In the end, after several suggestions of things that I didn’t not like enough, we came up with an onion.  I really did hate onions – to the point where hate might not have been a strong enough word, but it was all my first grade vocabulary could come up with as the ultimate dislike.  Mom had to pretty much mince them to keep me from picking them out of my food.

The fateful day came, I gave my presentation, everyone agreed that onions were the worst, and then it was Jackson Knight’s turn for show and tell the next week.  My last sacred duty was to take the show and tell shoe box home, empty it out, and then return it the next Monday so Jackson could fill it.  Not going to lie, I was a little nervous about this last part.  So the first thing I did when I got home was to start unpacking the box on the kitchen table.  I left the onion for last, but finally, it was the only thing left in the box.

It was just a regular white onion.  About the size of a baseball.  To this day, I am not sure what possessed me, but as I pulled the onion from the box, I had the overwhelming desire to peel it.  So I did.  Sitting at the kitchen table, I rubbed off the papery beige skin on the outside.  Then I used my nails to claw away the first layer of white.  The smell was overwhelming and soon I was crying.  Mom came over by layer three.

“What are you doing?”

By this point, I was confused myself.  Tears streamed down my face and I just started bawling. 

Fast forward thirty years.  My opinion on onions has changed.  After spending some time abroad, I have even been known to enjoy them raw on salads and such.  My mother cursed me to have a child just like me.  I have two – neither of my boys can stand to be in the same house as an onion.  I have to mince them even finer than she did.  Thanks, Mom. 

I have this theory, why I now like onions.  Yes, they taste good, but I also think I like onions because they make it okay to cry.  When I was in first grade, I hated crying.  I did it a lot, as all children do, but I hated it.  Now, as an adult with children of my own, I find it very hard to let myself cry.  Not because I don’t want to, but because it will upset, scare, or otherwise scar my boys.  Onions are my salvation.  It isn’t the good cathartic cry that we all need – the ugly, sobbing, disgusting cry that is freeing and terrifying at the same time – but it is a form of crying that is socially acceptable and does not cause other adults to ask the dreaded “is everything okay?” It is safe crying.

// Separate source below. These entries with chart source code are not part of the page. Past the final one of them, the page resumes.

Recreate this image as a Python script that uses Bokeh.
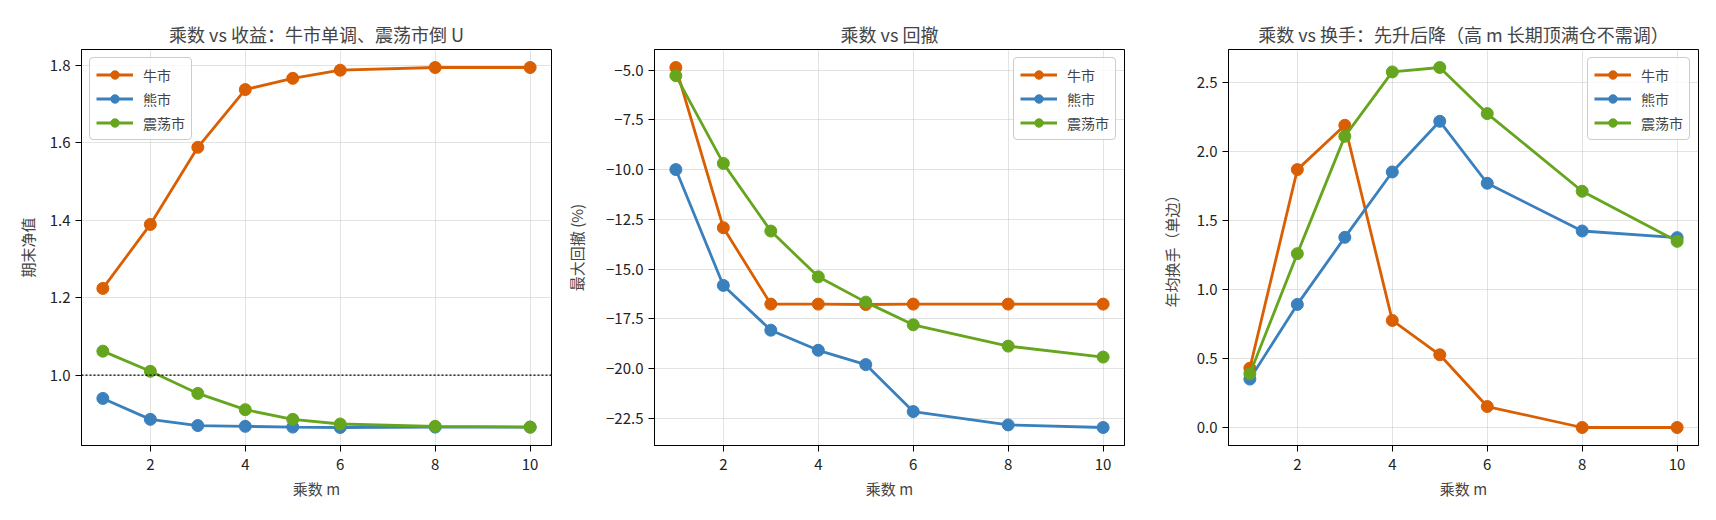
from bokeh.plotting import figure
from bokeh.layouts import row
from bokeh.models import Range1d, FixedTicker, Span
from bokeh.embed import file_html
from bokeh.resources import INLINE

FONT = "Noto Sans CJK SC"

# multiplier m
m = [1, 2, 3, 4, 5, 6, 8, 10]
markets = ["牛市", "熊市", "震荡市"]
colors = ["#d95f02", "#3a80bd", "#66a61e"]

# final NAV
nav_bull = [1.224, 1.389, 1.588, 1.737, 1.766, 1.787, 1.794, 1.794]
nav_bear = [0.940, 0.886, 0.870, 0.868, 0.866, 0.865, 0.866, 0.866]
nav_range = [1.062, 1.010, 0.953, 0.911, 0.886, 0.874, 0.868, 0.866]

# max drawdown (%)
dd_bull = [-4.87, -12.92, -16.76, -16.76, -16.78, -16.76, -16.76, -16.76]
dd_bear = [-10.0, -15.82, -18.07, -19.08, -19.80, -22.16, -22.83, -22.96]
dd_range = [-5.28, -9.69, -13.09, -15.39, -16.66, -17.80, -18.87, -19.42]

# annual turnover (one side)
to_bull = [0.430, 1.869, 2.190, 0.776, 0.527, 0.152, 0.0, 0.0]
to_bear = [0.351, 0.892, 1.378, 1.852, 2.219, 1.770, 1.424, 1.376]
to_range = [0.389, 1.260, 2.110, 2.577, 2.609, 2.275, 1.712, 1.349]

x_ticks = [2, 4, 6, 8, 10]
nav_ticks = [1.0, 1.2, 1.4, 1.6, 1.8]
nav_tick_labels = ["1.0", "1.2", "1.4", "1.6", "1.8"]
dd_ticks = [-22.5, -20.0, -17.5, -15.0, -12.5, -10.0, -7.5, -5.0]
dd_tick_labels = ["−22.5", "−20.0", "−17.5", "−15.0", "−12.5", "−10.0", "−7.5", "−5.0"]
to_ticks = [0.0, 0.5, 1.0, 1.5, 2.0, 2.5]
to_tick_labels = ["0.0", "0.5", "1.0", "1.5", "2.0", "2.5"]


def pad_range(vals, frac=0.05):
    lo, hi = min(vals), max(vals)
    d = (hi - lo) * frac
    return Range1d(lo - d, hi + d)


def panel(title, ylabel, series, yticks, ylabels, legend_loc, left, ylab_off):
    allv = [v for s in series for v in s]
    p = figure(frame_width=470, frame_height=396, output_backend="svg",
               toolbar_location=None, x_range=pad_range(m), y_range=pad_range(allv),
               min_border_left=left, min_border_right=10, min_border_top=49,
               min_border_bottom=60)
    p.title.text = title
    p.title.text_font = FONT
    p.title.text_font_size = "18px"
    p.title.text_font_style = "normal"
    p.title.align = "center"
    p.title.standoff = 6

    for s, name, c in zip(series, markets, colors):
        p.line(m, s, line_color=c, line_width=2.8, legend_label=name)
        p.scatter(m, s, size=12, fill_color=c, line_color=c, legend_label=name)

    p.xaxis.ticker = FixedTicker(ticks=x_ticks)
    p.yaxis.ticker = FixedTicker(ticks=yticks)
    p.yaxis.major_label_overrides = {t: l for t, l in zip(yticks, ylabels)}
    p.xaxis.axis_label = "乘数 m"
    p.yaxis.axis_label = ylabel
    for ax in (p.xaxis, p.yaxis):
        ax.axis_label_text_font = FONT
        ax.axis_label_text_font_size = "15px"
        ax.axis_label_text_font_style = "normal"
        ax.major_label_text_font = FONT
        ax.major_label_text_font_size = "15px"
        ax.major_label_text_color = "#222222"
        ax.axis_line_color = "black"
        ax.major_tick_line_color = "black"
        ax.major_tick_in = 0
        ax.major_tick_out = 6
        ax.minor_tick_line_color = None
        ax.major_label_standoff = 5
    p.xaxis.major_label_standoff = 7
    p.xaxis.axis_label_standoff = 5
    p.yaxis.axis_label_standoff = ylab_off

    p.grid.grid_line_color = "#b0b0b0"
    p.grid.grid_line_alpha = 0.35
    p.outline_line_color = "black"
    p.outline_line_alpha = 1

    lg = p.legend[0]
    lg.location = legend_loc
    lg.margin = 8
    lg.padding = 6
    lg.spacing = 3
    lg.label_height = 21
    lg.glyph_height = 21
    lg.glyph_width = 37
    lg.label_standoff = 10
    lg.label_text_font = FONT
    lg.label_text_font_size = "14px"
    lg.border_line_color = "#cccccc"
    lg.border_line_alpha = 1
    lg.background_fill_alpha = 0.8
    lg.border_radius = 4
    return p


p1 = panel("乘数 vs 收益：牛市单调、震荡市倒 U", "期末净值",
           [nav_bull, nav_bear, nav_range], nav_ticks, nav_tick_labels, "top_left", 81, 9)
p1.add_layout(Span(location=1.0, dimension="width", line_color="black",
                   line_width=1.2, line_dash="2 2"))
p2 = panel("乘数 vs 回撤", "最大回撤 (%)",
           [dd_bull, dd_bear, dd_range], dd_ticks, dd_tick_labels, "top_right", 93, 16)
p3 = panel("乘数 vs 换手：先升后降（高 m 长期顶满仓不需调）", "年均换手（单边）",
           [to_bull, to_bear, to_range], to_ticks, to_tick_labels, "top_right", 94, 12)

layout = row(p1, p2, p3)
open("out.html", "w").write(file_html(layout, INLINE))
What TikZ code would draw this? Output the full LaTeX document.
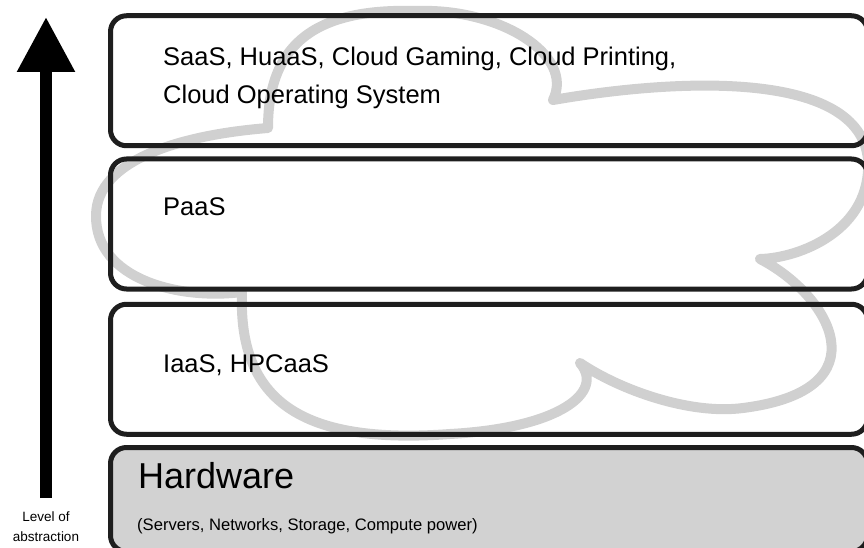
\documentclass[tikz,border=0pt]{standalone}
\usepackage{fontspec}
\setmainfont{Liberation Sans}
\usetikzlibrary{arrows.meta}
\definecolor{cloudgray}{HTML}{D0D0D0}
\definecolor{hwgray}{HTML}{D2D2D2}
\definecolor{edgeblack}{HTML}{1E1E1E}
\tikzset{
  layer/.style={draw=edgeblack, line width=5pt, rounded corners=16pt,
    minimum width=757pt, minimum height=130pt, inner sep=0pt},
  cloud/.style={draw=cloudgray, line width=10pt, line join=round},
  lbl/.style={inner sep=0pt, anchor=base west, font=\fontsize{25.5}{38}\selectfont}
}
\begin{document}
\begin{tikzpicture}[x=1pt,y=-1pt]
  \useasboundingbox (0,0) rectangle (864,548);

  % cloud outline, drawn below the layers
  \coordinate (k1) at (268,128);
  \coordinate (k2) at (553,100);
  \coordinate (k3) at (760,259);
  \coordinate (k4) at (580,363);
  \coordinate (k5) at (242,292);
  \draw[cloud] (k1) .. controls (268,40) and (320,8) .. (417,11)
      .. controls (500,8) and (575,55) .. (k2)
      .. controls (680,78) and (860,70) .. (868,160)
      .. controls (872,230) and (800,258) .. (k3)
      .. controls (830,295) and (885,390) .. (743,408)
      .. controls (690,415) and (620,390) .. (k4)
      .. controls (605,392) and (560,428) .. (450,434)
      .. controls (300,445) and (238,400) .. (k5)
      .. controls (180,300) and (95,280) .. (96,215)
      .. controls (97,160) and (180,135) .. cycle;

  % layers
  \node[layer] (saas) at (489,80.75) {};
  \node[layer] (paas) at (489,224) {};
  \node[layer] (iaas) at (489,369.25) {};
  \node[layer, fill=hwgray, minimum height=104pt] (hw) at (489,499.5) {};

  % labels
  \node[lbl, anchor=north west, align=left] (saastext) at (163,46.5)
    {SaaS, HuaaS, Cloud Gaming, Cloud Printing,\\Cloud Operating System};
  \node[lbl] (paastext) at (163,215) {PaaS};
  \node[lbl] (iaastext) at (163,372) {IaaS, HPCaaS};
  \node[lbl, font=\fontsize{36}{42}\selectfont] (hwtext) at (138,488) {Hardware};
  \node[lbl, font=\fontsize{16.6}{20}\selectfont] (hwsub) at (137,530)
    {(Servers, Networks, Storage, Compute power)};

  % abstraction arrow
  \coordinate (arrbase) at (46,498);
  \coordinate (arrtip) at (46,17);
  \draw[-{Triangle[width=55pt,length=55pt]}, line width=12pt] (arrbase) -- (arrtip);
  \node[align=center, inner sep=0pt, font=\fontsize{13.5}{20}\selectfont] (axislbl) at (46,527)
    {Level of\\abstraction};

\end{tikzpicture}
\end{document}
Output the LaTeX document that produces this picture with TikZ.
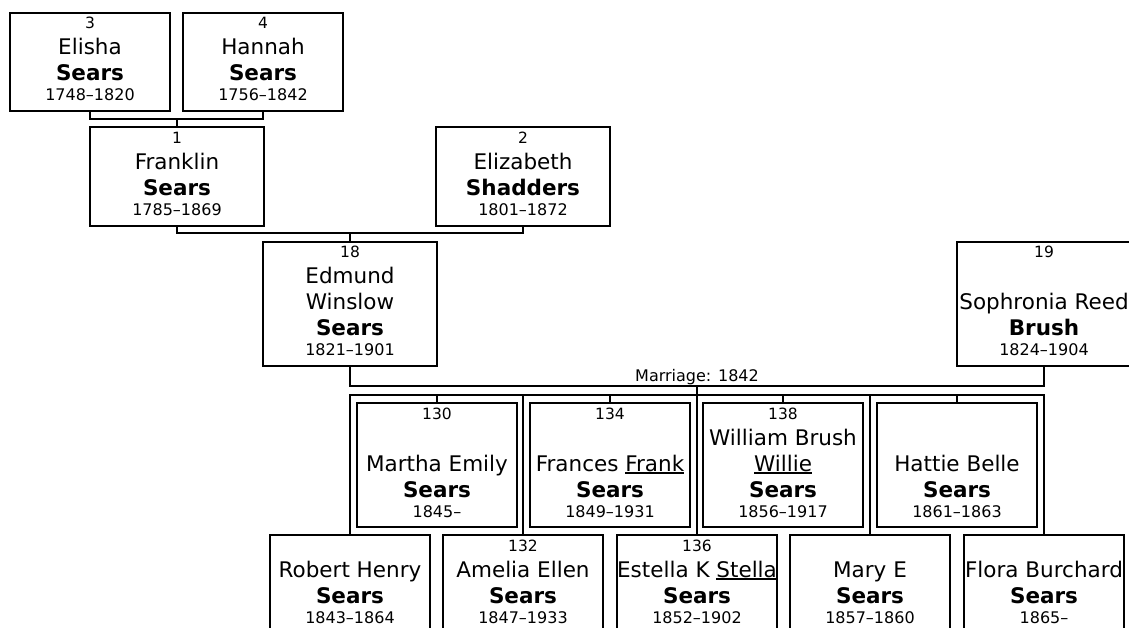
\documentclass[tikz,border=0pt]{standalone}
\usepackage{fontspec}
\setmainfont{DejaVu Sans}
\usepackage{tikz}
\setlength{\parindent}{0pt}
\newcommand\idfont{\fontsize{15.5}{17}\selectfont}
\newcommand\givenfont{\fontsize{21.5}{26}\selectfont}
\newcommand\yearfont{\fontsize{16}{20}\selectfont}
% underlined call name
\newcommand\nick[1]{\leavevmode\setbox0\hbox{#1}\rlap{\rule[-2.6pt]{\wd0}{1.6pt}}\box0}
% number / given names / surname / years
\newcommand\famcard[4]{%
	{\idfont\rule{0pt}{16pt}#1\par}%
	{\givenfont\leavevmode#2\par\textbf{#3}\par}%
	{\yearfont#4\rule[-10pt]{0pt}{10pt}\par}}
\tikzset{%
	person/.style = {draw, rectangle, line width=2.8pt, inner sep=0pt, text width=160pt, minimum height=98pt, align=flush center}, % Box
	wide/.style   = {text width=174pt},
	tall/.style   = {minimum height=124pt},
	link/.style   = {line width=2.8pt}, % Line
}
\begin{document}
\begin{tikzpicture}[x=1pt,y=-1pt]
		\useasboundingbox (0,0) rectangle (1129,628);
		\node [person] (p3) at (90,62) {\famcard{3}{Elisha}{Sears}{1748--1820}};
		\node [person] (p4) at (263,62) {\famcard{4}{Hannah}{Sears}{1756--1842}};
		\node [person,wide,minimum height=99pt] (p1) at (177,176.5) {\famcard{1}{Franklin}{Sears}{1785--1869}};
		\node [person,wide,minimum height=99pt] (p2) at (523,176.5) {\famcard{2}{Elizabeth}{Shadders}{1801--1872}};
		\node [person,wide,tall] (p18) at (350,304) {\famcard{18}{Edmund\par Winslow}{Sears}{1821--1901}};
		\node [person,wide,tall] (p19) at (1044,304) {\famcard{19}{\mbox{}\par Sophronia Reed}{Brush}{1824--1904}};
		
		\node [person,tall] (p130) at (437,465) {\famcard{130}{\mbox{}\par Martha Emily}{Sears}{1845--}};
		\node [person,tall] (p134) at (610,465) {\famcard{134}{\mbox{}\par Frances \nick{Frank}}{Sears}{1849--1931}};
		\node [person,tall] (p138) at (783,465) {\famcard{138}{William Brush\par\nick{Willie}}{Sears}{1856--1917}};
		\node [person,tall] (pHattie) at (957,465) {\famcard{}{\mbox{}\par Hattie Belle}{Sears}{1861--1863}};
		
		\node [person] (pRobert) at (350,584) {\famcard{}{Robert Henry}{Sears}{1843--1864}};
		\node [person] (p132) at (523,584) {\famcard{132}{Amelia Ellen}{Sears}{1847--1933}};
		\node [person] (p136) at (697,584) {\famcard{136}{Estella K \nick{Stella}}{Sears}{1852--1902}};
		\node [person] (pMary) at (870,584) {\famcard{}{Mary E}{Sears}{1857--1860}};
		\node [person] (pFlora) at (1044,584) {\famcard{}{Flora Burchard}{Sears}{1865--}};
		
		\coordinate (j34) at (177,119);
		\coordinate (j12) at (350,233);
		\coordinate (wed) at (697,386);
		\coordinate (bus) at (1044,395);
		
		\draw[link] (p3.south) |- (j34) -| (p4.south);
		\draw[link] (j34) -- (p1.north);
		\draw[link] (p1.south) |- (j12) -| (p2.south);
		\draw[link] (j12) -- (p18.north);
		\draw[link] (p18.south) |- (wed) -| (p19.south);
		\node [anchor=base,font=\yearfont] (wedlabel) at (697,381.5) {Marriage: 1842};
		
		\draw[link] (pRobert.north) |- (bus) -- (pFlora.north);
		\draw[link] (wed) -- (p136.north);
		\foreach \k in {p130,p134,p138,pHattie,p132,pMary}
			\draw[link] (\k.north) -- (\k.north |- bus);
\end{tikzpicture}
\end{document}
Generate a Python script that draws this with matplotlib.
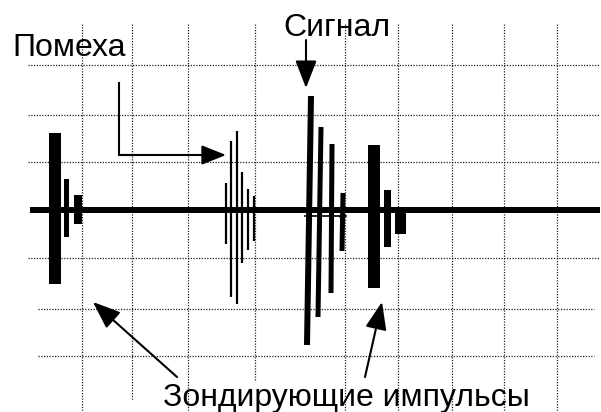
import matplotlib
matplotlib.use("Agg")
import matplotlib.pyplot as plt

# Coordinates are in picture pixels (y grows downwards)
BASE_Y = 210

# probing pulses: centre x, width, amplitude up, amplitude down
probe_x = [55, 66.5, 78, 374, 387.5, 400.5]
probe_w = [12, 5, 8, 12, 7, 11]
probe_up = [77, 31, 15, 65, 20, 0]
probe_down = [74, 27, 14, 78, 37, 24]

# interference: thin lines
noise_x = [226, 231, 237, 242, 248, 254]
noise_up = [27, 69, 79, 38, 21, 14]
noise_down = [34, 87, 94, 53, 40, 31]

# signal: slightly slanted lines (x at top, x at bottom)
sig_x_top = [311, 321, 332, 343]
sig_x_bot = [307, 318, 331, 342]
sig_w = [6, 5, 5, 5]
sig_up = [114, 83, 66, 17]
sig_down = [135, 107, 83, 41]

grid_x = [82, 132, 188, 255, 345, 398, 452, 504, 557]
grid_y = [65, 115, 162, 258, 309, 356]

PX = 0.72  # points per pixel at dpi 100

fig = plt.figure(figsize=(6.01, 4.12), dpi=100)
ax = fig.add_axes([0, 0, 1, 1])
ax.set_xlim(0, 601)
ax.set_ylim(412, 0)
ax.axis("off")

dot = dict(color="#222222", lw=0.9, linestyle=(0, (1, 1.2)), zorder=1)
for i, y in enumerate(grid_y):
    x0, x1 = (28, 600) if i < 4 else (38, 594)
    ax.plot([x0, x1], [y, y], **dot)
for x in grid_x:
    y1 = 400 if x == 132 else (380 if x == 255 else 412)
    ax.plot([x, x], [24, y1], **dot)

# zero line
ax.plot([30, 600], [BASE_Y, BASE_Y], color="black", lw=6 * PX,
        solid_capstyle="butt", zorder=3)
ax.plot([305, 346], [216, 216], color="black", lw=1.2, zorder=3)
ax.plot([340, 342], [216, 222], color="black", lw=1.2, zorder=3)

for x, w, u, d in zip(probe_x, probe_w, probe_up, probe_down):
    ax.bar(x, u + d, width=w, bottom=BASE_Y - u, color="black", zorder=4)

for x, u, d in zip(noise_x, noise_up, noise_down):
    ax.plot([x, x], [BASE_Y - u, BASE_Y + d], color="black", lw=2.2 * PX,
            solid_capstyle="butt", zorder=4)

for xt, xb, w, u, d in zip(sig_x_top, sig_x_bot, sig_w, sig_up, sig_down):
    ax.plot([xt, xb], [BASE_Y - u, BASE_Y + d], color="black", lw=w * PX,
            solid_capstyle="butt", zorder=4)

# arrows
def arrow(tip, tail, hl, hw):
    ax.annotate("", xy=tip, xytext=tail,
                arrowprops=dict(arrowstyle=f"-|>,head_length={hl},head_width={hw}",
                                mutation_scale=20, color="black", lw=1.5,
                                shrinkA=0, shrinkB=0), zorder=5)

ax.plot([119, 119, 130], [83, 155, 155], color="black", lw=1.5, zorder=5)
arrow((226, 155), (119, 155), 0.75, 0.3)
arrow((306, 88), (306, 40), 0.85, 0.33)
arrow((93, 302), (177, 377), 0.85, 0.33)
arrow((382, 302), (365, 377), 0.85, 0.33)

font = dict(family="Liberation Sans", fontsize=23, color="black", zorder=6)
ax.text(12, 56, "Помеха", ha="left", va="baseline", **font)
ax.text(283, 36, "Сигнал", ha="left", va="baseline", **font)
ax.text(163, 406, "Зондирующие импульсы", ha="left", va="baseline", **font)

fig.savefig("out.png", dpi=100)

I think back to my show and tell for Mrs. Puckett’s class.  Now, my box would have pictures of a very different family – much older and much larger.  Ballet shoes would be replaced with mementos from my boys’ various sports and my drafting tools.  I still love horses, but that My Little Pony is long gone.  I would need a much bigger box! 

Of course, there would be no onions in my adult show and tell box.  I think I am finally able to use the word hate correctly, but the things I hate aren’t really things you can put in a box.  Things like self-doubt, deadlines, bills, and the evil that humans are capable of.